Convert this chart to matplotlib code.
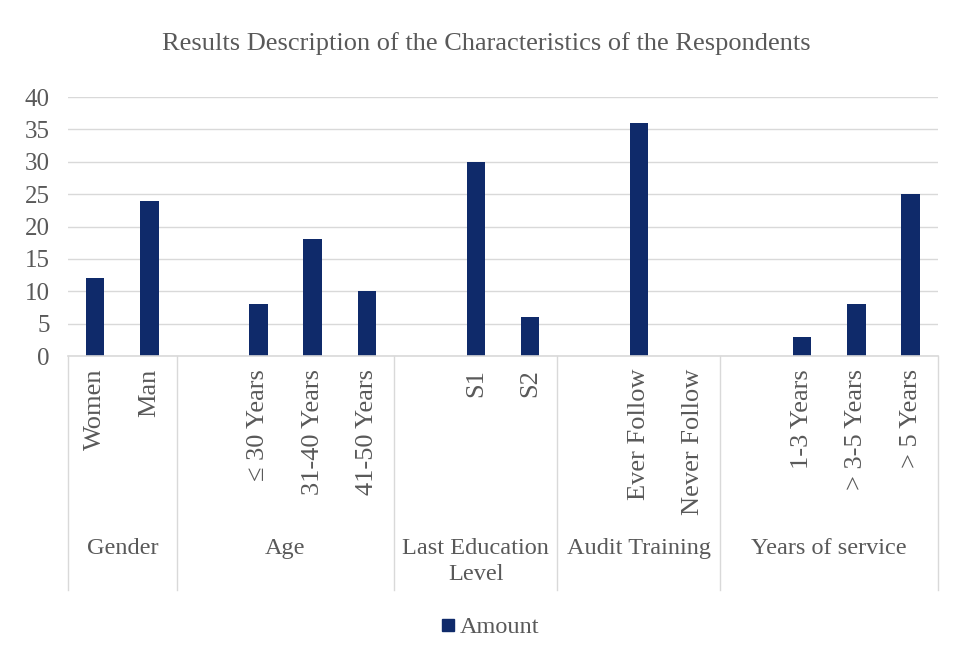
import matplotlib
matplotlib.use('Agg')
import matplotlib.pyplot as plt
from matplotlib.lines import Line2D

plt.rcParams['font.family'] = ['Liberation Serif', 'DejaVu Serif']

# data: blank slots ("") separate the groups like in the Excel chart
categories = ["Women", "Man",
              "", "≤ 30 Years", "31-40 Years", "41-50 Years",
              "", "S1", "S2",
              "", "Ever Follow", "Never Follow",
              "", "1-3 Years", "> 3-5 Years", "> 5 Years"]
amounts = [12, 24,
           None, 8, 18, 10,
           None, 30, 6,
           None, 36, 0,
           None, 3, 8, 25]
group_names = ["Gender", "Age", "Last Education\nLevel", "Audit Training", "Years of service"]
group_sizes = [2, 4, 3, 3, 4]
yticks = [0, 5, 10, 15, 20, 25, 30, 35, 40]

bar_color = '#0f2a6a'
text_color = '#595959'
grid_color = '#d9d9d9'

fig = plt.figure(figsize=(9.59, 6.6), dpi=100)
ax = fig.add_axes([0.0709, 0.4606, 0.9071, 0.3924])

xs = [i for i, v in enumerate(amounts) if v is not None]
vals = [v for v in amounts if v is not None]
ax.bar(xs, vals, width=0.34, color=bar_color, zorder=3)

ax.set_xlim(-0.5, len(categories) - 0.5)
ax.set_ylim(0, 40)
ax.set_yticks(yticks)
ax.set_xticks([])
ax.grid(axis='y', color=grid_color, linewidth=1, zorder=0)
for s in ax.spines.values():
    s.set_visible(False)
ax.tick_params(axis='y', length=0, labelsize=18, labelcolor=text_color, pad=13)

trans = ax.get_xaxis_transform()
ax.plot([-0.5, len(categories) - 0.5], [0, 0], color=grid_color, lw=1.2,
        transform=trans, clip_on=False, zorder=4)

# category labels (rotated)
for i, lab in enumerate(categories):
    if lab:
        ax.text(i, -0.05, lab, rotation=90, ha='center', va='top',
                fontsize=19, color=text_color, transform=trans)

# group separators and labels
bounds = [-0.5]
for n in group_sizes:
    bounds.append(bounds[-1] + n)
for b in bounds:
    ax.plot([b, b], [0, -0.9035], color=grid_color, lw=1,
            transform=trans, clip_on=False)
for name, a, b in zip(group_names, bounds[:-1], bounds[1:]):
    ax.text((a + b) / 2, -0.703, name, ha='center', va='top', fontsize=17.5,
            color=text_color, transform=trans, linespacing=1.3)

fig.text(0.507, 0.934, "Results Description of the Characteristics of the Respondents",
         ha='center', va='center', fontsize=19, color=text_color)

handle = Line2D([], [], marker='s', linestyle='none', color=bar_color, markersize=8)
fig.legend([handle], ["Amount"], loc='center', bbox_to_anchor=(0.51, 0.05),
           frameon=False, fontsize=17.5, labelcolor=text_color,
           handletextpad=0.1, handlelength=0.8)

fig.savefig('out.png', dpi=100)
────────────────
Work required
Without the pictures, write out all of the material exactly.

Task response
Convert this chart to matplotlib code.
import matplotlib
matplotlib.use('Agg')
import matplotlib.pyplot as plt
from matplotlib.lines import Line2D

plt.rcParams['font.family'] = ['Liberation Serif', 'DejaVu Serif']

# data: blank slots ("") separate the groups like in the Excel chart
categories = ["Women", "Man",
              "", "≤ 30 Years", "31-40 Years", "41-50 Years",
              "", "S1", "S2",
              "", "Ever Follow", "Never Follow",
              "", "1-3 Years", "> 3-5 Years", "> 5 Years"]
amounts = [12, 24,
           None, 8, 18, 10,
           None, 30, 6,
           None, 36, 0,
           None, 3, 8, 25]
group_names = ["Gender", "Age", "Last Education\nLevel", "Audit Training", "Years of service"]
group_sizes = [2, 4, 3, 3, 4]
yticks = [0, 5, 10, 15, 20, 25, 30, 35, 40]

bar_color = '#0f2a6a'
text_color = '#595959'
grid_color = '#d9d9d9'

fig = plt.figure(figsize=(9.59, 6.6), dpi=100)
ax = fig.add_axes([0.0709, 0.4606, 0.9071, 0.3924])

xs = [i for i, v in enumerate(amounts) if v is not None]
vals = [v for v in amounts if v is not None]
ax.bar(xs, vals, width=0.34, color=bar_color, zorder=3)

ax.set_xlim(-0.5, len(categories) - 0.5)
ax.set_ylim(0, 40)
ax.set_yticks(yticks)
ax.set_xticks([])
ax.grid(axis='y', color=grid_color, linewidth=1, zorder=0)
for s in ax.spines.values():
    s.set_visible(False)
ax.tick_params(axis='y', length=0, labelsize=18, labelcolor=text_color, pad=13)

trans = ax.get_xaxis_transform()
ax.plot([-0.5, len(categories) - 0.5], [0, 0], color=grid_color, lw=1.2,
        transform=trans, clip_on=False, zorder=4)

# category labels (rotated)
for i, lab in enumerate(categories):
    if lab:
        ax.text(i, -0.05, lab, rotation=90, ha='center', va='top',
                fontsize=19, color=text_color, transform=trans)

# group separators and labels
bounds = [-0.5]
for n in group_sizes:
    bounds.append(bounds[-1] + n)
for b in bounds:
    ax.plot([b, b], [0, -0.9035], color=grid_color, lw=1,
            transform=trans, clip_on=False)
for name, a, b in zip(group_names, bounds[:-1], bounds[1:]):
    ax.text((a + b) / 2, -0.703, name, ha='center', va='top', fontsize=17.5,
            color=text_color, transform=trans, linespacing=1.3)

fig.text(0.507, 0.934, "Results Description of the Characteristics of the Respondents",
         ha='center', va='center', fontsize=19, color=text_color)

handle = Line2D([], [], marker='s', linestyle='none', color=bar_color, markersize=8)
fig.legend([handle], ["Amount"], loc='center', bbox_to_anchor=(0.51, 0.05),
           frameon=False, fontsize=17.5, labelcolor=text_color,
           handletextpad=0.1, handlelength=0.8)

fig.savefig('out.png', dpi=100)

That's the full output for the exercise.